## Work to be completed
Copy out the listing that follows, exactly, without its pictures.
* START *
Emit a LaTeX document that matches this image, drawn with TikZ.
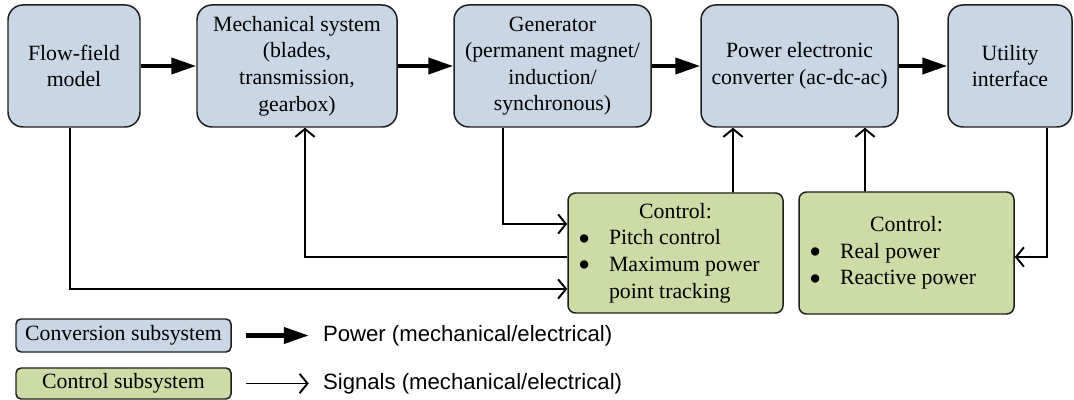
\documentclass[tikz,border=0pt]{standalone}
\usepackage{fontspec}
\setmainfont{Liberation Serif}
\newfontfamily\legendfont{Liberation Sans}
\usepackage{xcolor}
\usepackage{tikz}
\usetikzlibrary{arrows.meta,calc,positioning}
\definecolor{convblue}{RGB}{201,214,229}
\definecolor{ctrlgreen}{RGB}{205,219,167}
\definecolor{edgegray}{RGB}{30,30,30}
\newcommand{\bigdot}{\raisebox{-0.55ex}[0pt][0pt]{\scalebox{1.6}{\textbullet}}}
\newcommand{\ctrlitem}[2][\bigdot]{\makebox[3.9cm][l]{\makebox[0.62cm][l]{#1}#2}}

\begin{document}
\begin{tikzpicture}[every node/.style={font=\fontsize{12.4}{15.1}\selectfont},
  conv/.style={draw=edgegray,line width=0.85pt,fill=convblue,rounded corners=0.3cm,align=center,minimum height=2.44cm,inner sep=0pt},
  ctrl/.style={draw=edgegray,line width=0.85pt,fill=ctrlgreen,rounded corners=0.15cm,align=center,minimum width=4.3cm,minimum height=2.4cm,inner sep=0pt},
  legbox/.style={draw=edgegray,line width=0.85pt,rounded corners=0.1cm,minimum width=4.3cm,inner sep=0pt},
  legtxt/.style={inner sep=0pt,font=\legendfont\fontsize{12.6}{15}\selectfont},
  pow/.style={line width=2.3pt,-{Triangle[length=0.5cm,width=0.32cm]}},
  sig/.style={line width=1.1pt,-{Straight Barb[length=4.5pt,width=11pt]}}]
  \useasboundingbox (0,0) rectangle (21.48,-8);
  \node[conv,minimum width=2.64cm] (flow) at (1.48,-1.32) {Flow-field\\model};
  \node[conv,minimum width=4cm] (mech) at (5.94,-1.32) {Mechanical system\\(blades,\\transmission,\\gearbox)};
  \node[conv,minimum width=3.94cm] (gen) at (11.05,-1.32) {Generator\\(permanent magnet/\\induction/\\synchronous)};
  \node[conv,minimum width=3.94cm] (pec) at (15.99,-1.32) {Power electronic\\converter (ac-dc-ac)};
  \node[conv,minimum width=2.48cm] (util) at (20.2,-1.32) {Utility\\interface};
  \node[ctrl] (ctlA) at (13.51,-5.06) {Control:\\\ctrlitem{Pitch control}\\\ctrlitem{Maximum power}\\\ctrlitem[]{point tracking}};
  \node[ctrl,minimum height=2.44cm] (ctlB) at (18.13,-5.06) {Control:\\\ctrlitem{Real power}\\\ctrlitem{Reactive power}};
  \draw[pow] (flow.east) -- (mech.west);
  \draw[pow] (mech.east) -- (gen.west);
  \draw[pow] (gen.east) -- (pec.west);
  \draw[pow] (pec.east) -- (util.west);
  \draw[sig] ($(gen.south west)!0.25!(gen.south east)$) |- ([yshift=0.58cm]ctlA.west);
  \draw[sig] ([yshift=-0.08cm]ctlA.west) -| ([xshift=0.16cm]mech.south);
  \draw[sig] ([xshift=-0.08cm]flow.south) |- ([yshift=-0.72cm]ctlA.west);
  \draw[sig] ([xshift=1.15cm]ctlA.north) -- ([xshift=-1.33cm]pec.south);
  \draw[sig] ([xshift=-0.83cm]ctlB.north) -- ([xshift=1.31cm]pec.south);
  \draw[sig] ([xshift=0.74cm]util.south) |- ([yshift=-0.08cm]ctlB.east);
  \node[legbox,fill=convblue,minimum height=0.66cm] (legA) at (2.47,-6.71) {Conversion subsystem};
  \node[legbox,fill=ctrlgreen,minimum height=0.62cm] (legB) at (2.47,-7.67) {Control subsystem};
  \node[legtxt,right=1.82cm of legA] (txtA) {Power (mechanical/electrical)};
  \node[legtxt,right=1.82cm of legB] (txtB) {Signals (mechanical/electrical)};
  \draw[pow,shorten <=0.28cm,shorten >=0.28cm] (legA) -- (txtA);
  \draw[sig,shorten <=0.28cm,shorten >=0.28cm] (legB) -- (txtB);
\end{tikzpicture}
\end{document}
* END *
## Exercise answer
Emit a LaTeX document that matches this image, drawn with TikZ.
\documentclass[tikz,border=0pt]{standalone}
\usepackage{fontspec}
\setmainfont{Liberation Serif}
\newfontfamily\legendfont{Liberation Sans}
\usepackage{xcolor}
\usepackage{tikz}
\usetikzlibrary{arrows.meta,calc,positioning}
\definecolor{convblue}{RGB}{201,214,229}
\definecolor{ctrlgreen}{RGB}{205,219,167}
\definecolor{edgegray}{RGB}{30,30,30}
\newcommand{\bigdot}{\raisebox{-0.55ex}[0pt][0pt]{\scalebox{1.6}{\textbullet}}}
\newcommand{\ctrlitem}[2][\bigdot]{\makebox[3.9cm][l]{\makebox[0.62cm][l]{#1}#2}}

\begin{document}
\begin{tikzpicture}[every node/.style={font=\fontsize{12.4}{15.1}\selectfont},
  conv/.style={draw=edgegray,line width=0.85pt,fill=convblue,rounded corners=0.3cm,align=center,minimum height=2.44cm,inner sep=0pt},
  ctrl/.style={draw=edgegray,line width=0.85pt,fill=ctrlgreen,rounded corners=0.15cm,align=center,minimum width=4.3cm,minimum height=2.4cm,inner sep=0pt},
  legbox/.style={draw=edgegray,line width=0.85pt,rounded corners=0.1cm,minimum width=4.3cm,inner sep=0pt},
  legtxt/.style={inner sep=0pt,font=\legendfont\fontsize{12.6}{15}\selectfont},
  pow/.style={line width=2.3pt,-{Triangle[length=0.5cm,width=0.32cm]}},
  sig/.style={line width=1.1pt,-{Straight Barb[length=4.5pt,width=11pt]}}]
  \useasboundingbox (0,0) rectangle (21.48,-8);
  \node[conv,minimum width=2.64cm] (flow) at (1.48,-1.32) {Flow-field\\model};
  \node[conv,minimum width=4cm] (mech) at (5.94,-1.32) {Mechanical system\\(blades,\\transmission,\\gearbox)};
  \node[conv,minimum width=3.94cm] (gen) at (11.05,-1.32) {Generator\\(permanent magnet/\\induction/\\synchronous)};
  \node[conv,minimum width=3.94cm] (pec) at (15.99,-1.32) {Power electronic\\converter (ac-dc-ac)};
  \node[conv,minimum width=2.48cm] (util) at (20.2,-1.32) {Utility\\interface};
  \node[ctrl] (ctlA) at (13.51,-5.06) {Control:\\\ctrlitem{Pitch control}\\\ctrlitem{Maximum power}\\\ctrlitem[]{point tracking}};
  \node[ctrl,minimum height=2.44cm] (ctlB) at (18.13,-5.06) {Control:\\\ctrlitem{Real power}\\\ctrlitem{Reactive power}};
  \draw[pow] (flow.east) -- (mech.west);
  \draw[pow] (mech.east) -- (gen.west);
  \draw[pow] (gen.east) -- (pec.west);
  \draw[pow] (pec.east) -- (util.west);
  \draw[sig] ($(gen.south west)!0.25!(gen.south east)$) |- ([yshift=0.58cm]ctlA.west);
  \draw[sig] ([yshift=-0.08cm]ctlA.west) -| ([xshift=0.16cm]mech.south);
  \draw[sig] ([xshift=-0.08cm]flow.south) |- ([yshift=-0.72cm]ctlA.west);
  \draw[sig] ([xshift=1.15cm]ctlA.north) -- ([xshift=-1.33cm]pec.south);
  \draw[sig] ([xshift=-0.83cm]ctlB.north) -- ([xshift=1.31cm]pec.south);
  \draw[sig] ([xshift=0.74cm]util.south) |- ([yshift=-0.08cm]ctlB.east);
  \node[legbox,fill=convblue,minimum height=0.66cm] (legA) at (2.47,-6.71) {Conversion subsystem};
  \node[legbox,fill=ctrlgreen,minimum height=0.62cm] (legB) at (2.47,-7.67) {Control subsystem};
  \node[legtxt,right=1.82cm of legA] (txtA) {Power (mechanical/electrical)};
  \node[legtxt,right=1.82cm of legB] (txtB) {Signals (mechanical/electrical)};
  \draw[pow,shorten <=0.28cm,shorten >=0.28cm] (legA) -- (txtA);
  \draw[sig,shorten <=0.28cm,shorten >=0.28cm] (legB) -- (txtB);
\end{tikzpicture}
\end{document}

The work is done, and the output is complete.